■ **What the task asks**
Retype the data that follows line by line, exactly, and leave its pictures out.
** Begin Data shown **
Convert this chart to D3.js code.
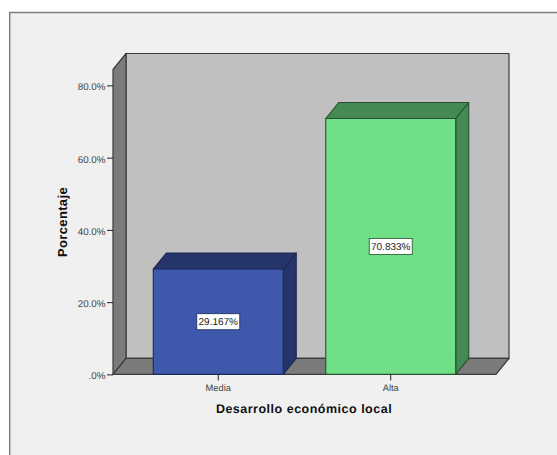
<!DOCTYPE html>
<html><head><meta charset="utf-8">
<script src="https://cdn.jsdelivr.net/npm/d3@7/dist/d3.min.js"></script>
<style>html,body{margin:0;padding:0;background:#fff}svg{display:block}text{font-family:"Liberation Sans",Arial,sans-serif;text-rendering:geometricPrecision}</style>
</head><body><svg id="c" width="557" height="455"></svg>
<script>
const categories = ["Media", "Alta"];
const values = [29.167, 70.833];
const valueLabels = ["29.167%", "70.833%"];
const yTicks = [0, 20, 40, 60, 80];
const xTitle = "Desarrollo económico local";
const yTitle = "Porcentaje";

const svg = d3.select("#c");
const dx = 13, dy = 16;
const y = d3.scaleLinear().domain([0, 80]).range([374.4, 85.4]);
const x = d3.scaleBand().domain(categories).range([113, 496]).paddingInner(0.2464).paddingOuter(0.2336);
const yTopFront = 69.5, x0 = 113, x1 = 496, y0 = y(0);
const line = "#3a3a3a";
const poly = (pts, fill, stroke, w) => svg.append("path")
  .attr("d", "M" + pts.map(p => p.join(",")).join("L") + "Z")
  .attr("fill", fill).attr("stroke", stroke).attr("stroke-width", w).attr("stroke-linejoin", "round");

svg.append("rect").attr("x", 9.7).attr("y", 12.5).attr("width", 590).attr("height", 480)
  .attr("fill", "#f0f0f0").attr("stroke", "#808080").attr("stroke-width", 1.5);

poly([[x0+dx,yTopFront-dy],[x1+dx,yTopFront-dy],[x1+dx,y0-dy],[x0+dx,y0-dy]], "#c0c0c0", line, 1.2);
poly([[x0,yTopFront],[x0+dx,yTopFront-dy],[x0+dx,y0-dy],[x0,y0]], "#7b7b7b", line, 1.2);
poly([[x0,y0],[x0+dx,y0-dy],[x1+dx,y0-dy],[x1,y0]], "#7b7b7b", line, 1.2);

const styles = [
  {front:"#3e58ac", top:"#253569", side:"#253569", stroke:"#1c2a55"},
  {front:"#70df85", top:"#458a54", side:"#458a54", stroke:"#274f30"}
];
categories.forEach((c, i) => {
  const l = x(c), r = l + x.bandwidth(), t = y(values[i]), s = styles[i];
  poly([[l,t],[l+dx,t-dy],[r+dx,t-dy],[r,t]], s.top, s.stroke, 1.1);
  poly([[r,t],[r+dx,t-dy],[r+dx,y0-dy],[r,y0]], s.side, s.stroke, 1.1);
  poly([[l,t],[r,t],[r,y0],[l,y0]], s.front, s.stroke, 1.1);
  const cx = l + x.bandwidth()/2, cy = (t + y0)/2;
  svg.append("rect").attr("x", cx-21.5).attr("y", cy-8).attr("width", 43).attr("height", 16)
    .attr("fill", "#fff").attr("stroke", s.stroke).attr("stroke-width", 0.8);
  svg.append("text").attr("x", cx).attr("y", cy+3.6).attr("text-anchor","middle")
    .attr("font-size", 10).attr("fill", "#222").text(valueLabels[i]);
});

const yAxis = d3.axisLeft(y).tickValues(yTicks).tickSize(6).tickPadding(1.5)
  .tickFormat(d => d === 0 ? ".0%" : d.toFixed(1) + "%");
const gy = svg.append("g").attr("transform", `translate(${x0},0)`).call(yAxis);
gy.select(".domain").remove();
gy.selectAll("line").attr("stroke", "#222").attr("stroke-width", 1);
gy.selectAll("text").attr("font-size", 9.8).attr("fill", "#444").attr("dy", "0.45em")
  .attr("font-family", '"Liberation Sans",Arial,sans-serif');

const xAxis = d3.axisBottom(x).tickSize(6).tickPadding(4.5);
const gx = svg.append("g").attr("transform", `translate(0,${y0})`).call(xAxis);
gx.select(".domain").remove();
gx.selectAll("line").attr("stroke", "#222").attr("stroke-width", 1);
gx.selectAll("text").attr("font-size", 9.3).attr("fill", "#444").attr("font-family", '"Liberation Sans",Arial,sans-serif');

svg.append("text").attr("x", 304).attr("y", 413).attr("text-anchor","middle")
  .attr("font-size", 12.5).attr("font-weight","bold").attr("letter-spacing", 0.5).attr("fill","#111").text(xTitle);
svg.append("text").attr("transform","translate(67,222) rotate(-90)").attr("text-anchor","middle")
  .attr("font-size", 13).attr("font-weight","bold").attr("letter-spacing", 0.35).attr("fill","#111").text(yTitle);
</script></body></html>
** End Data shown **
■ **Output of the task**
Convert this chart to D3.js code.
<!DOCTYPE html>
<html><head><meta charset="utf-8">
<script src="https://cdn.jsdelivr.net/npm/d3@7/dist/d3.min.js"></script>
<style>html,body{margin:0;padding:0;background:#fff}svg{display:block}text{font-family:"Liberation Sans",Arial,sans-serif;text-rendering:geometricPrecision}</style>
</head><body><svg id="c" width="557" height="455"></svg>
<script>
const categories = ["Media", "Alta"];
const values = [29.167, 70.833];
const valueLabels = ["29.167%", "70.833%"];
const yTicks = [0, 20, 40, 60, 80];
const xTitle = "Desarrollo económico local";
const yTitle = "Porcentaje";

const svg = d3.select("#c");
const dx = 13, dy = 16;
const y = d3.scaleLinear().domain([0, 80]).range([374.4, 85.4]);
const x = d3.scaleBand().domain(categories).range([113, 496]).paddingInner(0.2464).paddingOuter(0.2336);
const yTopFront = 69.5, x0 = 113, x1 = 496, y0 = y(0);
const line = "#3a3a3a";
const poly = (pts, fill, stroke, w) => svg.append("path")
  .attr("d", "M" + pts.map(p => p.join(",")).join("L") + "Z")
  .attr("fill", fill).attr("stroke", stroke).attr("stroke-width", w).attr("stroke-linejoin", "round");

svg.append("rect").attr("x", 9.7).attr("y", 12.5).attr("width", 590).attr("height", 480)
  .attr("fill", "#f0f0f0").attr("stroke", "#808080").attr("stroke-width", 1.5);

poly([[x0+dx,yTopFront-dy],[x1+dx,yTopFront-dy],[x1+dx,y0-dy],[x0+dx,y0-dy]], "#c0c0c0", line, 1.2);
poly([[x0,yTopFront],[x0+dx,yTopFront-dy],[x0+dx,y0-dy],[x0,y0]], "#7b7b7b", line, 1.2);
poly([[x0,y0],[x0+dx,y0-dy],[x1+dx,y0-dy],[x1,y0]], "#7b7b7b", line, 1.2);

const styles = [
  {front:"#3e58ac", top:"#253569", side:"#253569", stroke:"#1c2a55"},
  {front:"#70df85", top:"#458a54", side:"#458a54", stroke:"#274f30"}
];
categories.forEach((c, i) => {
  const l = x(c), r = l + x.bandwidth(), t = y(values[i]), s = styles[i];
  poly([[l,t],[l+dx,t-dy],[r+dx,t-dy],[r,t]], s.top, s.stroke, 1.1);
  poly([[r,t],[r+dx,t-dy],[r+dx,y0-dy],[r,y0]], s.side, s.stroke, 1.1);
  poly([[l,t],[r,t],[r,y0],[l,y0]], s.front, s.stroke, 1.1);
  const cx = l + x.bandwidth()/2, cy = (t + y0)/2;
  svg.append("rect").attr("x", cx-21.5).attr("y", cy-8).attr("width", 43).attr("height", 16)
    .attr("fill", "#fff").attr("stroke", s.stroke).attr("stroke-width", 0.8);
  svg.append("text").attr("x", cx).attr("y", cy+3.6).attr("text-anchor","middle")
    .attr("font-size", 10).attr("fill", "#222").text(valueLabels[i]);
});

const yAxis = d3.axisLeft(y).tickValues(yTicks).tickSize(6).tickPadding(1.5)
  .tickFormat(d => d === 0 ? ".0%" : d.toFixed(1) + "%");
const gy = svg.append("g").attr("transform", `translate(${x0},0)`).call(yAxis);
gy.select(".domain").remove();
gy.selectAll("line").attr("stroke", "#222").attr("stroke-width", 1);
gy.selectAll("text").attr("font-size", 9.8).attr("fill", "#444").attr("dy", "0.45em")
  .attr("font-family", '"Liberation Sans",Arial,sans-serif');

const xAxis = d3.axisBottom(x).tickSize(6).tickPadding(4.5);
const gx = svg.append("g").attr("transform", `translate(0,${y0})`).call(xAxis);
gx.select(".domain").remove();
gx.selectAll("line").attr("stroke", "#222").attr("stroke-width", 1);
gx.selectAll("text").attr("font-size", 9.3).attr("fill", "#444").attr("font-family", '"Liberation Sans",Arial,sans-serif');

svg.append("text").attr("x", 304).attr("y", 413).attr("text-anchor","middle")
  .attr("font-size", 12.5).attr("font-weight","bold").attr("letter-spacing", 0.5).attr("fill","#111").text(xTitle);
svg.append("text").attr("transform","translate(67,222) rotate(-90)").attr("text-anchor","middle")
  .attr("font-size", 13).attr("font-weight","bold").attr("letter-spacing", 0.35).attr("fill","#111").text(yTitle);
</script></body></html>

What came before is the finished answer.